**EXERCISE OBJECTIVE**. Leaving out every picture, quote the data below exactly as it appears.

**DATA**.

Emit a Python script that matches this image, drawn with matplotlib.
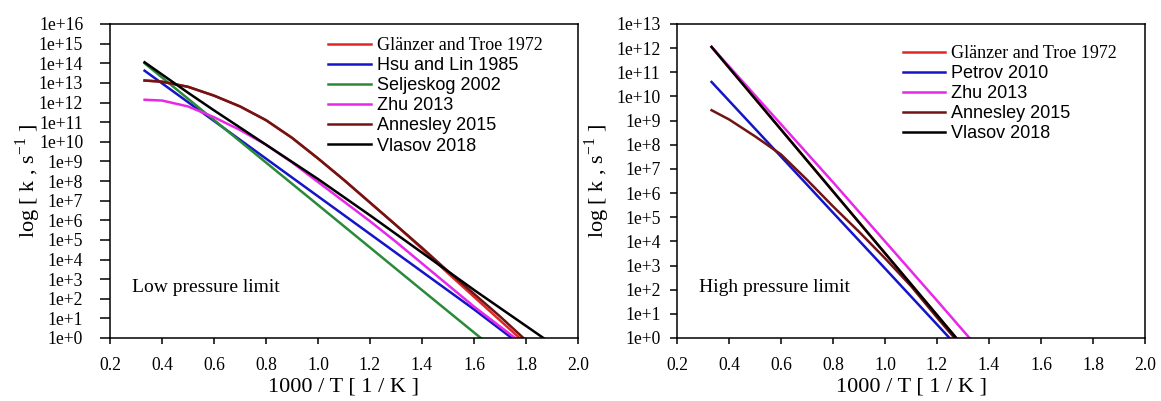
import numpy as np
import matplotlib
matplotlib.use("Agg")
import matplotlib.pyplot as plt
from matplotlib.ticker import FixedLocator, FuncFormatter, NullLocator

plt.rcParams["font.family"] = "Liberation Serif"
plt.rcParams["mathtext.fontset"] = "stix"

# ---------- data: log10 k vs 1000/T ----------
# Low pressure limit
lo_red_x = [0.333, 0.4, 0.5, 0.6, 0.7, 0.8, 0.9, 1.0, 1.1, 1.2, 1.3, 1.4, 1.5, 1.6, 1.7, 1.775]
lo_red_y = [13.12, 13.06, 12.8, 12.35, 11.8, 11.1, 10.2, 9.15, 8.05, 6.9, 5.75, 4.55, 3.3, 2.1, 0.9, 0.0]

lo_blue_x = [0.333, 0.6, 0.8, 1.0, 1.2, 1.4, 1.6, 1.745]
lo_blue_y = [13.62, 11.06, 9.14, 7.22, 5.3, 3.38, 1.46, 0.0]

lo_green_x = [0.333, 0.6, 0.8, 1.0, 1.2, 1.4, 1.626]
lo_green_y = [14.0, 11.11, 8.94, 6.78, 4.61, 2.44, 0.0]

lo_zhu_x = [0.333, 0.4, 0.5, 0.6, 0.7, 0.8, 0.9, 1.0, 1.1, 1.2, 1.3, 1.4, 1.5, 1.6, 1.758]
lo_zhu_y = [12.14, 12.1, 11.8, 11.25, 10.6, 9.85, 8.95, 7.95, 6.95, 5.95, 4.9, 3.8, 2.7, 1.6, 0.0]

lo_ann_x = [0.333, 0.4, 0.5, 0.6, 0.7, 0.8, 0.9, 1.0, 1.1, 1.2, 1.3, 1.4, 1.5, 1.6, 1.7, 1.79]
lo_ann_y = [13.12, 13.06, 12.8, 12.35, 11.8, 11.1, 10.2, 9.15, 8.05, 6.9, 5.75, 4.6, 3.4, 2.25, 1.1, 0.0]

lo_vla_x = [0.333, 0.5, 0.6, 0.8, 1.0, 1.2, 1.4, 1.6, 1.867]
lo_vla_y = [14.05, 12.5, 11.6, 9.85, 8.1, 6.25, 4.35, 2.45, 0.0]

# High pressure limit
hi_red_x = [0.333, 0.6, 0.8, 1.0, 1.2, 1.274]
hi_red_y = [12.05, 8.63, 6.07, 3.51, 0.95, 0.0]

hi_pet_x = [0.333, 0.6, 0.8, 1.0, 1.2, 1.248]
hi_pet_y = [10.6, 7.51, 5.19, 2.88, 0.56, 0.0]

hi_zhu_x = [0.333, 0.6, 0.8, 1.0, 1.2, 1.325]
hi_zhu_y = [12.05, 8.85, 6.45, 4.0, 1.55, 0.0]

hi_ann_x = [0.333, 0.4, 0.5, 0.6, 0.7, 0.8, 0.9, 1.0, 1.1, 1.2, 1.267]
hi_ann_y = [9.43, 9.05, 8.35, 7.6, 6.55, 5.45, 4.4, 3.3, 2.15, 0.85, 0.0]

hi_vla_x = [0.333, 0.6, 0.8, 1.0, 1.2, 1.274]
hi_vla_y = [12.05, 8.63, 6.07, 3.51, 0.95, 0.0]

c_red = "#e02828"
c_blue = "#1414c8"
c_green = "#2a8a38"
c_mag = "#e828e8"
c_brown = "#701414"
c_black = "#000000"

lo_series = [
    (lo_red_x, lo_red_y, c_red, "Glänzer and Troe 1972"),
    (lo_blue_x, lo_blue_y, c_blue, "Hsu and Lin 1985"),
    (lo_green_x, lo_green_y, c_green, "Seljeskog 2002"),
    (lo_zhu_x, lo_zhu_y, c_mag, "Zhu 2013"),
    (lo_ann_x, lo_ann_y, c_brown, "Annesley 2015"),
    (lo_vla_x, lo_vla_y, c_black, "Vlasov 2018"),
]
hi_series = [
    (hi_red_x, hi_red_y, c_red, "Glänzer and Troe 1972"),
    (hi_pet_x, hi_pet_y, c_blue, "Petrov 2010"),
    (hi_zhu_x, hi_zhu_y, c_mag, "Zhu 2013"),
    (hi_ann_x, hi_ann_y, c_brown, "Annesley 2015"),
    (hi_vla_x, hi_vla_y, c_black, "Vlasov 2018"),
]


def draw_panel(ax, series, ymax, note, leg_anchor, tick_len, tick_pad):
    for xs, ys, col, lab in series:
        ax.plot(xs, 10.0 ** np.array(ys), color=col, lw=1.8, label=lab)
    ax.set_yscale("log")
    ax.set_xlim(0.2, 2.0)
    ax.set_ylim(1, 10.0 ** ymax)
    ax.yaxis.set_major_locator(FixedLocator([10.0 ** k for k in range(ymax + 1)]))
    ax.yaxis.set_major_formatter(FuncFormatter(lambda v, p: "1e+%d" % round(np.log10(v))))
    ax.yaxis.set_minor_locator(NullLocator())
    ax.set_xticks(np.arange(0.2, 2.01, 0.2))
    ax.xaxis.set_major_formatter(FuncFormatter(lambda v, p: "%.1f" % v))
    ax.tick_params(axis="y", direction="out", length=tick_len, width=1.1, pad=tick_pad, labelsize=12.7)
    ax.tick_params(axis="x", direction="out", length=4.5, width=1.1, pad=9.5, labelsize=12.7)
    for sp in ax.spines.values():
        sp.set_linewidth(1.1)

    ax.set_xlabel("1000 / T [ 1 / K ]", fontsize=16, va="center")
    ax.xaxis.set_label_coords(0.5, -0.156)
    ax.set_ylabel(r"log [ k , s$^{\mathregular{-1}}$ ]", fontsize=16, va="center")

    ax.text(0.047, 0.16, note, transform=ax.transAxes, fontsize=14, va="center")

    leg = ax.legend(loc="upper left", bbox_to_anchor=leg_anchor, frameon=False,
                    prop={"family": "Liberation Sans", "size": 13},
                    handlelength=2.35, handletextpad=0.35, labelspacing=0.17,
                    borderpad=0, borderaxespad=0)
    leg.get_texts()[0].set_fontfamily("Liberation Serif")
    return leg


fig = plt.figure(figsize=(11.61, 4.01), dpi=100)
ax1 = fig.add_axes([110 / 1161, 63 / 401, 468 / 1161, 314 / 401])
ax2 = fig.add_axes([677 / 1161, 63 / 401, 468 / 1161, 314 / 401])

draw_panel(ax1, lo_series, 16, "Low pressure limit", (0.466, 0.958), 7.2, 12.0)
ax1.yaxis.set_label_coords(-0.175, 0.5)

draw_panel(ax2, hi_series, 13, "High pressure limit", (0.482, 0.933), 5.4, 6.5)
ax2.yaxis.set_label_coords(-0.171, 0.5)

fig.savefig("out.png", dpi=100)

**SOLUTION FOR THIS TASK**.
Emit a Python script that matches this image, drawn with matplotlib.
import numpy as np
import matplotlib
matplotlib.use("Agg")
import matplotlib.pyplot as plt
from matplotlib.ticker import FixedLocator, FuncFormatter, NullLocator

plt.rcParams["font.family"] = "Liberation Serif"
plt.rcParams["mathtext.fontset"] = "stix"

# ---------- data: log10 k vs 1000/T ----------
# Low pressure limit
lo_red_x = [0.333, 0.4, 0.5, 0.6, 0.7, 0.8, 0.9, 1.0, 1.1, 1.2, 1.3, 1.4, 1.5, 1.6, 1.7, 1.775]
lo_red_y = [13.12, 13.06, 12.8, 12.35, 11.8, 11.1, 10.2, 9.15, 8.05, 6.9, 5.75, 4.55, 3.3, 2.1, 0.9, 0.0]

lo_blue_x = [0.333, 0.6, 0.8, 1.0, 1.2, 1.4, 1.6, 1.745]
lo_blue_y = [13.62, 11.06, 9.14, 7.22, 5.3, 3.38, 1.46, 0.0]

lo_green_x = [0.333, 0.6, 0.8, 1.0, 1.2, 1.4, 1.626]
lo_green_y = [14.0, 11.11, 8.94, 6.78, 4.61, 2.44, 0.0]

lo_zhu_x = [0.333, 0.4, 0.5, 0.6, 0.7, 0.8, 0.9, 1.0, 1.1, 1.2, 1.3, 1.4, 1.5, 1.6, 1.758]
lo_zhu_y = [12.14, 12.1, 11.8, 11.25, 10.6, 9.85, 8.95, 7.95, 6.95, 5.95, 4.9, 3.8, 2.7, 1.6, 0.0]

lo_ann_x = [0.333, 0.4, 0.5, 0.6, 0.7, 0.8, 0.9, 1.0, 1.1, 1.2, 1.3, 1.4, 1.5, 1.6, 1.7, 1.79]
lo_ann_y = [13.12, 13.06, 12.8, 12.35, 11.8, 11.1, 10.2, 9.15, 8.05, 6.9, 5.75, 4.6, 3.4, 2.25, 1.1, 0.0]

lo_vla_x = [0.333, 0.5, 0.6, 0.8, 1.0, 1.2, 1.4, 1.6, 1.867]
lo_vla_y = [14.05, 12.5, 11.6, 9.85, 8.1, 6.25, 4.35, 2.45, 0.0]

# High pressure limit
hi_red_x = [0.333, 0.6, 0.8, 1.0, 1.2, 1.274]
hi_red_y = [12.05, 8.63, 6.07, 3.51, 0.95, 0.0]

hi_pet_x = [0.333, 0.6, 0.8, 1.0, 1.2, 1.248]
hi_pet_y = [10.6, 7.51, 5.19, 2.88, 0.56, 0.0]

hi_zhu_x = [0.333, 0.6, 0.8, 1.0, 1.2, 1.325]
hi_zhu_y = [12.05, 8.85, 6.45, 4.0, 1.55, 0.0]

hi_ann_x = [0.333, 0.4, 0.5, 0.6, 0.7, 0.8, 0.9, 1.0, 1.1, 1.2, 1.267]
hi_ann_y = [9.43, 9.05, 8.35, 7.6, 6.55, 5.45, 4.4, 3.3, 2.15, 0.85, 0.0]

hi_vla_x = [0.333, 0.6, 0.8, 1.0, 1.2, 1.274]
hi_vla_y = [12.05, 8.63, 6.07, 3.51, 0.95, 0.0]

c_red = "#e02828"
c_blue = "#1414c8"
c_green = "#2a8a38"
c_mag = "#e828e8"
c_brown = "#701414"
c_black = "#000000"

lo_series = [
    (lo_red_x, lo_red_y, c_red, "Glänzer and Troe 1972"),
    (lo_blue_x, lo_blue_y, c_blue, "Hsu and Lin 1985"),
    (lo_green_x, lo_green_y, c_green, "Seljeskog 2002"),
    (lo_zhu_x, lo_zhu_y, c_mag, "Zhu 2013"),
    (lo_ann_x, lo_ann_y, c_brown, "Annesley 2015"),
    (lo_vla_x, lo_vla_y, c_black, "Vlasov 2018"),
]
hi_series = [
    (hi_red_x, hi_red_y, c_red, "Glänzer and Troe 1972"),
    (hi_pet_x, hi_pet_y, c_blue, "Petrov 2010"),
    (hi_zhu_x, hi_zhu_y, c_mag, "Zhu 2013"),
    (hi_ann_x, hi_ann_y, c_brown, "Annesley 2015"),
    (hi_vla_x, hi_vla_y, c_black, "Vlasov 2018"),
]


def draw_panel(ax, series, ymax, note, leg_anchor, tick_len, tick_pad):
    for xs, ys, col, lab in series:
        ax.plot(xs, 10.0 ** np.array(ys), color=col, lw=1.8, label=lab)
    ax.set_yscale("log")
    ax.set_xlim(0.2, 2.0)
    ax.set_ylim(1, 10.0 ** ymax)
    ax.yaxis.set_major_locator(FixedLocator([10.0 ** k for k in range(ymax + 1)]))
    ax.yaxis.set_major_formatter(FuncFormatter(lambda v, p: "1e+%d" % round(np.log10(v))))
    ax.yaxis.set_minor_locator(NullLocator())
    ax.set_xticks(np.arange(0.2, 2.01, 0.2))
    ax.xaxis.set_major_formatter(FuncFormatter(lambda v, p: "%.1f" % v))
    ax.tick_params(axis="y", direction="out", length=tick_len, width=1.1, pad=tick_pad, labelsize=12.7)
    ax.tick_params(axis="x", direction="out", length=4.5, width=1.1, pad=9.5, labelsize=12.7)
    for sp in ax.spines.values():
        sp.set_linewidth(1.1)

    ax.set_xlabel("1000 / T [ 1 / K ]", fontsize=16, va="center")
    ax.xaxis.set_label_coords(0.5, -0.156)
    ax.set_ylabel(r"log [ k , s$^{\mathregular{-1}}$ ]", fontsize=16, va="center")

    ax.text(0.047, 0.16, note, transform=ax.transAxes, fontsize=14, va="center")

    leg = ax.legend(loc="upper left", bbox_to_anchor=leg_anchor, frameon=False,
                    prop={"family": "Liberation Sans", "size": 13},
                    handlelength=2.35, handletextpad=0.35, labelspacing=0.17,
                    borderpad=0, borderaxespad=0)
    leg.get_texts()[0].set_fontfamily("Liberation Serif")
    return leg


fig = plt.figure(figsize=(11.61, 4.01), dpi=100)
ax1 = fig.add_axes([110 / 1161, 63 / 401, 468 / 1161, 314 / 401])
ax2 = fig.add_axes([677 / 1161, 63 / 401, 468 / 1161, 314 / 401])

draw_panel(ax1, lo_series, 16, "Low pressure limit", (0.466, 0.958), 7.2, 12.0)
ax1.yaxis.set_label_coords(-0.175, 0.5)

draw_panel(ax2, hi_series, 13, "High pressure limit", (0.482, 0.933), 5.4, 6.5)
ax2.yaxis.set_label_coords(-0.171, 0.5)

fig.savefig("out.png", dpi=100)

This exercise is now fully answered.